In this issue of the journal Economics, seven articles connected with Asian studies are published, in which the authors consider selected economic and social problems in the Asia-Pacific region.
The publication opens with the article by Bogusława Skulska and Sebastian Bobowski entitled “Clustering in East Asia – implications of Japan’s industrial development model”. The authors present the phenomenon of clustering, which – driven by the open, liberal course of regional economies in East Asia – has contributed to the massive inflow of foreign direct investment and to the formation of networks involving local small and medium enterprises (SMEs), the birthplace of which was Japan. The traditional orientation of industrial policy on competitiveness has been replaced by an orientation on innovation, which contributed to the dynamic development of the countries located in this region.
The importance of cluster development for the economies of both developed (Japan) and emerging (China) countries in East Asia is also seen by Anna Jankowiak in the paper “The specificity of clusters in the Asian economies”. The author emphasises correctly that they contribute to improved competitiveness, increased innovation, and new products, businesses and jobs creation. Clusters, with their characteristics, combine the activities of entrepreneurs, government and scientific entities, thus contribute to the rapid growth of local economies and create links between them. Therefore, they are a very important factor in shaping contemporary Asian regionalism.
The transformation of Asian regionalism using the example of the ASEAN is the point of interest of Karolina Klecha-Tylec, who in the article entitled “ASEAN towards the transformation of East Asian regionalism” presents the activities undertaken by the Association of Southeast Asian Nations member states in order to maintain their important role in East Asia. Today, these countries, despite their enormous economic and political diversity, face the necessity of taking joint action to prevent their marginalisation (not only in regional relations, but also on the global scale).

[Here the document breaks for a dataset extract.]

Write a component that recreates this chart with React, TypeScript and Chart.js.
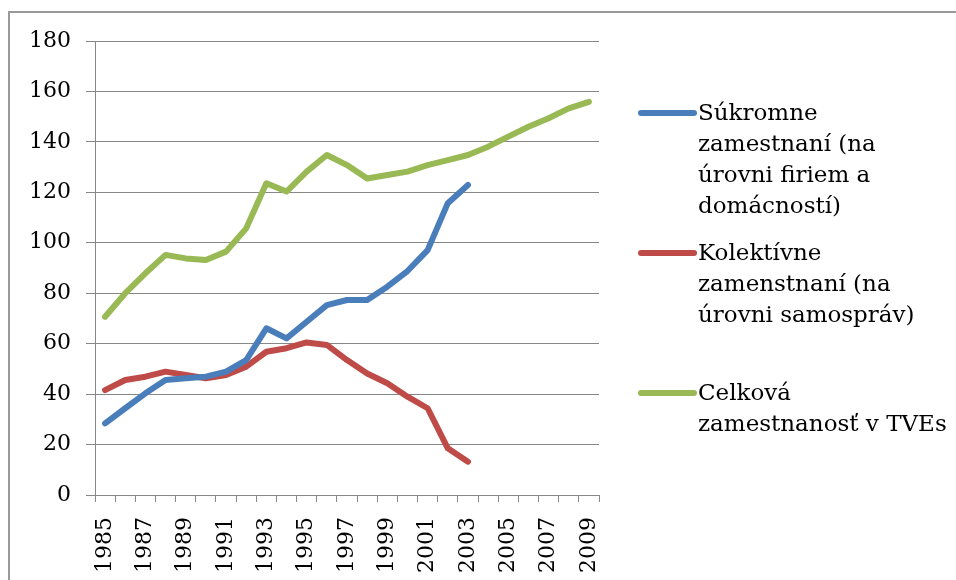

In the article by Susanne Rodemeier under the inspiring title “‘Everyone is a potential leader’. Attractiveness of a charismatic Church in Solo, Java (Indonesia)” we find reflections on the Church’s influence on the organisation of the society in Solo, on the island of Java (Indonesia). The author shows in how many ways the role of an individual in society can be perceived in various Churches, and also tries to answer the question: What factors caused the local population to be increasingly interested in the activities of the Family of God Church?
The presentation of the non-material contribution of India to the global development aid system is made by Marcin Nowik in the article “Development policy in India – between theory and practice”. The author points out that today India – as a developing country – is not just a donor but also an active player in the area of aid concept development. The country does not only implement externally imposed economic policy, but also modifies it according to its own local needs and participates in its creation on a partnership basis.
The alternative investment market may constitute an advantageous proposition as a place of capital location in times of the global financial crisis. Magdalena Broszkiewicz, in the article “Alternative investment in China a solution for investment at the time of modern financial crisis”, shows that because of the favourable economic situation and projections of markets’ growth (including capital markets) in the Asia-Pacific region, the location is worth the investment. She emphasises that China’s market is particularly interesting because of a variety of alternative investments (real estate, wine, jewellery, agricultural raw materials) and the high savings rate of Chinese society. It is now believed that the most important alternative investment in China is gold.
The significance of the outward foreign direct investment promotion for emerging markets is the subject of the article by Aleksandra Kuźmińska-Haberla, entitled: “Promotion of outward FDI in emerging markets – the example of South Korea”. The author, on the basis of an analysis of policies and instruments of Korean foreign investment promotion, notes that they bring benefits to a country’s economic growth. She also indicates that the solutions used in South Korea could be employed in Polish conditions.
The diversity of the issues presented in the articles should increase the attractiveness of the recommended publication, which as a consequence will give the authors of individual studies a chance to verify the results of their research through the opinion of the most important reviewers, i.e. the readers.
In providing the readers with this volume of the journal, containing papers devoted to Asian studies, I hope that the contents will be an inspiration for further research and will popularise the subject matter.